Sinking GHG back into the earth involves what Occidental Petroleum calls enhanced oil recovery. EOR is seen as an alternative to fracking, which pumps water and chemicals into the ground to push out oil and gas. "With EOR, they essentially take CO2, push it into the ground, and out comes oil," Gladstein said. "So the carbon gets sequestered (back in the ground). In today's world, that's particularly valuable."

OXY shares are up 124% this year. The stock has a 0.8% dividend yield. Earnings per share are seen growing 324% this year, according to IBD Stock Checkup.

Profit From Used Cooking Oil

Darling Ingredients turns food waste into fuel.
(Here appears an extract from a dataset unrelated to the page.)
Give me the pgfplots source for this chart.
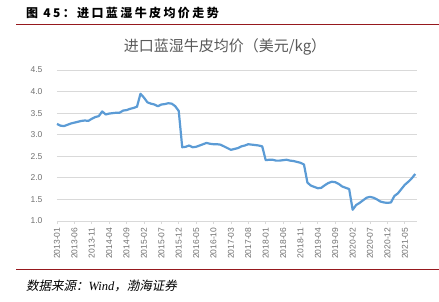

Darling's tank trucks visit client restaurants during off hours. "They connect their hose to the restaurant," Halpert said. "They pump out used cooking oil. It smells god-awful. Then they turn those waste products into things that are more valuable."

Cooking oil recycled into diesel reduces the need for making diesel from petroleum. That can slow climate change by reducing GHG.

Through a joint venture with Valero Energy, another top-10 holding of the fund, called Diamond Green Diesel, Darling converts used cooking oil into renewable diesel fuel.

Renewable diesel does not have the drawbacks of ethanol, another renewable source of fuel. Ethanol requires lots of crop acreage, is more corrosive and more costly. "Darling's renewable diesel is good to go," Halpert said. "It is plug-and-play, meaning you can use the renewable diesel in place of (conventional) diesel. There are no constraints around it."

Darling is up 8.8% this year. EPS is seen growing 37% this year.

Barges Slow Climate Change

Arcosa is a provider of infrastructure-related products. The company was spun out from Trinity Industries in 2018.

One Arcosa business designs and fabricates concrete, lattice and tubular steel structures for transmission towers, for example. "They're also the largest barge builder in the U.S.," Halpert said. "Barges are the least carbon intensive way to transport most industrial goods."

Arcosa is also a large producer of aggregates, or construction materials, Halpert says. The company has been able to increase prices for its aggregates for about 75 years in a row, Halpert says. It has used that pricing power to acquire smaller rivals. The firm has "made an effort to go into recycled aggregates," Halpert said.

Still, sales volume of so-called green aggregates is too small to impact climate change "in a big way," the managers add.

Arcosa shares have returned 10.55% this year. The stock has a 0.3% dividend yield. EPS is seen climbing 11% this year.